Pluchea indica is a species of flowering plant in the aster family, Asteraceae. Its common names include Indian camphorweed, Indian fleabane, and Indian pluchea. It is native to parts of Asia and Australia, and it is widespread in the Pacific Islands as an introduced and often invasive species.

The species hybridizes with Pluchea carolinensis when the two plants grow together, yielding a hybrid that has been named Pluchea × fosbergii.

==Description==
This species is a branching shrub up to 2 meters tall. The toothed oval leaf blades are papery but not thin, and often have a fine coating of hairs. The flower heads grow in dense clusters in the leaf axils and at the branch tips. The pinkish purple florets have long, protruding styles. Florets along the edges of the head produce fruits. The fruit body is a millimeter in length with a white pappus about 5 millimeters long. The seeds are dispersed on the wind.

==Uses==
The plant contains the compounds β-sitosterol and stigmasterol, which have antidiabetic properties.
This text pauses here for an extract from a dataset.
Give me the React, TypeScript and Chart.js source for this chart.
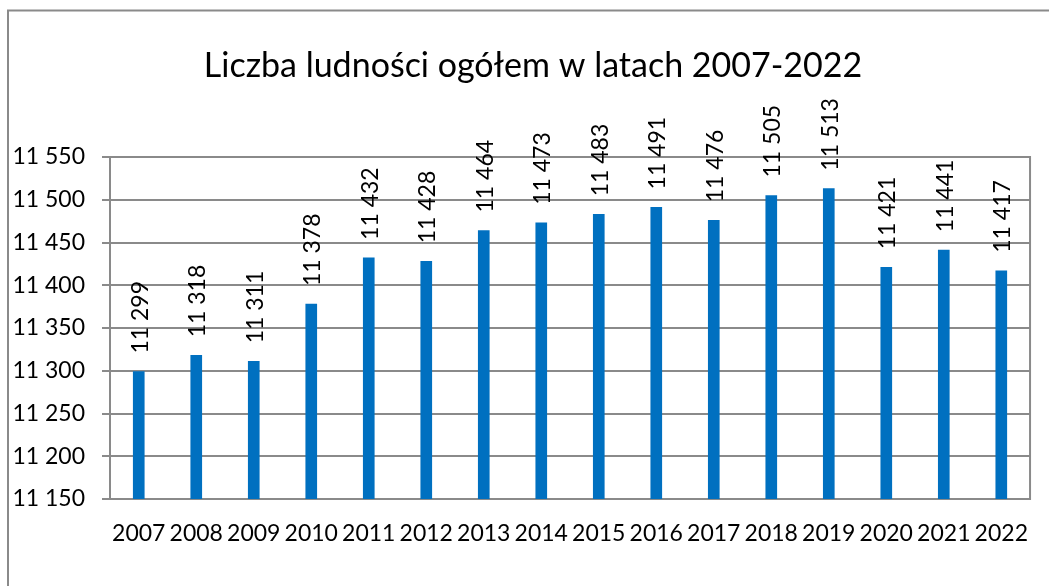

The β-sitosterol isolated from the root extract can also neutralize the venom of Russell's viper (Daboia russelii) and the monocled cobra (Naja kaouthia).

==Habitat==
The plant often grows in wet saline coastal habitat, such as brackish marshes and mangroves. Though it is not very competitive with other flora, it can easily colonize coastal habitat and impact native and cultivated plants. It alters waterbird habitat. It is considered invasive in New Caledonia, where it was introduced in 1967.